Very cool! I've seen quite a few pictures of different designs and this one looks most like what I would have in mind. Do you have an approximate idea of how long it took you to build something like this? Trying to put together a list of what I want to make and prioritize things. Being a n00b, I'm sure it would take me way longer, but it never hurts to plan for the future, right?


----------



## mys197gt

Love this!!


----------



## kevin242

very cool!


----------



## RavenLunatic

the detail on the roof also is the first thing i noticed and loved. not that the whole thing is great lol. lots of detail. like that you took extra time rusting the bars. and what is any mausoleum without someone to mourn you even if they can't get there as often as they'd like. definitely needed the personal touch the flowers added


----------



## Creep Cringle

Looks Amazing!
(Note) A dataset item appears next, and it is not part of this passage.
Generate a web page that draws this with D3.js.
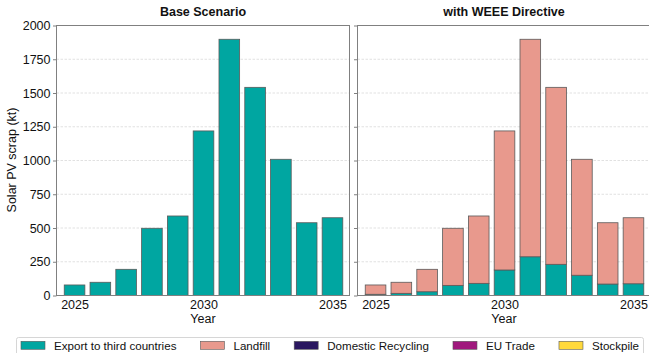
<!DOCTYPE html>
<html>
<head>
<meta charset="utf-8">
<script src="https://cdn.jsdelivr.net/npm/d3@7"></script>
<style>
  html, body { margin: 0; padding: 0; background: #fff; }
  svg { display: block; font-family: "Liberation Sans", Arial, sans-serif; }
</style>
</head>
<body>
<svg id="chart" width="649" height="353"></svg>
<script>
// Solar PV scrap flows (kt) by year, two scenarios
const years = [2025, 2026, 2027, 2028, 2029, 2030, 2031, 2032, 2033, 2034, 2035];

// Base scenario: everything exported to third countries
const baseExport = [78, 98, 194, 498, 589, 1219, 1898, 1542, 1009, 539, 576];
const baseLandfill = [0, 0, 0, 0, 0, 0, 0, 0, 0, 0, 0];

// WEEE Directive scenario
const weeeExport = [9, 16, 28, 75, 90, 189, 287, 231, 150, 85, 87];
const weeeLandfill = [69, 82, 166, 423, 499, 1030, 1611, 1311, 859, 454, 489];

// Flows that are zero in both scenarios (legend entries only)
const domesticRecycling = [0, 0, 0, 0, 0, 0, 0, 0, 0, 0, 0];
const euTrade = [0, 0, 0, 0, 0, 0, 0, 0, 0, 0, 0];
const stockpile = [0, 0, 0, 0, 0, 0, 0, 0, 0, 0, 0];

const categories = ["Export to third countries", "Landfill", "Domestic Recycling", "EU Trade", "Stockpile"];
const colors = ["#00a6a1", "#e8998d", "#2a1760", "#a0197d", "#ffd93c"];

const yTicks = [0, 250, 500, 750, 1000, 1250, 1500, 1750, 2000];
const xTicks = [2025, 2030, 2035];
const panelTitles = ["Base Scenario", "with WEEE Directive"];
const yLabel = "Solar PV scrap (kt)";
const xLabel = "Year";

const panels = [
  { title: panelTitles[0], series: [baseExport, baseLandfill, domesticRecycling, euTrade, stockpile] },
  { title: panelTitles[1], series: [weeeExport, weeeLandfill, domesticRecycling, euTrade, stockpile] }
];

const svg = d3.select("#chart");
const spineColor = "#808080";
const plotTop = 25.5, plotBottom = 295.5;
const panelLeft = [56.5, 357.5];
const panelWidth = 293;
const barWidth = 0.8;

const y = d3.scaleLinear().domain([0, 2000]).range([plotBottom, plotTop]);

panels.forEach((p, pi) => {
  const x0 = panelLeft[pi];
  const x = d3.scaleLinear().domain([2024.3, 2035.66]).range([x0, x0 + panelWidth]);
  const g = svg.append("g");

  // dashed horizontal grid
  g.append("g").selectAll("line")
    .data(yTicks.filter(t => t > 0 && t < 2000))
    .join("line")
    .attr("x1", x0).attr("x2", x0 + panelWidth)
    .attr("y1", d => y(d)).attr("y2", d => y(d))
    .attr("stroke", "#d4d4d4").attr("stroke-width", 0.7)
    .attr("stroke-dasharray", "2.5,1.5");

  // stacked bars
  const rows = years.map((yr, i) => {
    const r = { year: yr };
    categories.forEach((c, ci) => r[c] = p.series[ci][i]);
    return r;
  });
  const stacked = d3.stack().keys(categories)(rows);
  stacked.forEach((layer, li) => {
    g.append("g").selectAll("rect")
      .data(layer.filter(d => d[1] - d[0] > 0))
      .join("rect")
      .attr("x", d => x(d.data.year - barWidth / 2))
      .attr("width", d => x(d.data.year + barWidth / 2) - x(d.data.year - barWidth / 2))
      .attr("y", d => y(d[1]))
      .attr("height", d => y(d[0]) - y(d[1]))
      .attr("fill", colors[li])
      .attr("stroke", "#5a5a5a")
      .attr("stroke-width", 0.8);
  });

  // y axis
  const yAxis = d3.axisLeft(y).tickValues(yTicks).tickSize(3.5).tickPadding(2.5)
    .tickFormat(pi === 0 ? d3.format("d") : () => "");
  const ya = g.append("g").attr("transform", `translate(${x0},0)`).call(yAxis);
  ya.select(".domain").remove();
  ya.selectAll(".tick line").attr("stroke", spineColor);
  ya.selectAll(".tick text").attr("fill", "#111").attr("font-size", 12.5)
    .attr("font-family", "Liberation Sans, Arial, sans-serif");

  // x axis (labels only)
  const xAxis = d3.axisBottom(x).tickValues(xTicks).tickSize(0).tickPadding(5).tickFormat(d3.format("d"));
  const xa = g.append("g").attr("transform", `translate(0,${plotBottom})`).call(xAxis);
  xa.select(".domain").remove();
  xa.selectAll(".tick text").attr("fill", "#111").attr("font-size", 12.5)
    .attr("font-family", "Liberation Sans, Arial, sans-serif");

  // frame
  g.append("rect")
    .attr("x", x0).attr("y", plotTop)
    .attr("width", panelWidth).attr("height", plotBottom - plotTop)
    .attr("fill", "none").attr("stroke", spineColor).attr("stroke-width", 1);

  // titles
  g.append("text")
    .attr("x", x0 + panelWidth / 2).attr("y", 15.8)
    .attr("text-anchor", "middle").attr("font-weight", "bold").attr("font-size", 12.5)
    .attr("fill", "#111").text(p.title);

  g.append("text")
    .attr("x", x0 + panelWidth / 2).attr("y", 322.5)
    .attr("text-anchor", "middle").attr("font-size", 12.5)
    .attr("fill", "#111").text(xLabel);
});

// y label
svg.append("text")
  .attr("transform", "translate(16,160) rotate(-90)")
  .attr("text-anchor", "middle").attr("font-size", 12.5).attr("fill", "#111")
  .text(yLabel);

// legend
const legend = svg.append("g");
legend.append("rect")
  .attr("x", 16.5).attr("y", 337.5).attr("width", 627).attr("height", 24)
  .attr("rx", 2).attr("fill", "#fff").attr("stroke", "#cccccc").attr("stroke-width", 0.8);

let lx = 21;
categories.forEach((c, i) => {
  const item = legend.append("g");
  item.append("rect")
    .attr("x", lx).attr("y", 341.3).attr("width", 24).attr("height", 8)
    .attr("fill", colors[i]).attr("stroke", "#5a5a5a").attr("stroke-width", 0.6);
  const t = item.append("text")
    .attr("x", lx + 33).attr("y", 349.5)
    .attr("font-size", 11.6).attr("fill", "#111").text(c);
  lx += 33 + t.node().getComputedTextLength() + 24;
});
</script>
</body>
</html>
Great job!


----------



## nightrideproductions

Thanks


----------



## Boomalator

Wow, excellent work. Puts my little mausoleum to shame.


----------



## Joiseygal

Unbelievable skills you have! This is perfect!


----------



## Bone Dancer

Love the gate, great rust job, the shingles are spot on. That is one wonderful prop you made there, right down to the break down and storage. A+


----------



## The-Hog-Flu

Man...that's cool!


----------



## Uruk-Hai

Still love this build! Will be referencing your shingle method for sure when I get to that stage on my mausoleum. Awesome work!


----------



## colordglass

Nice details.


----------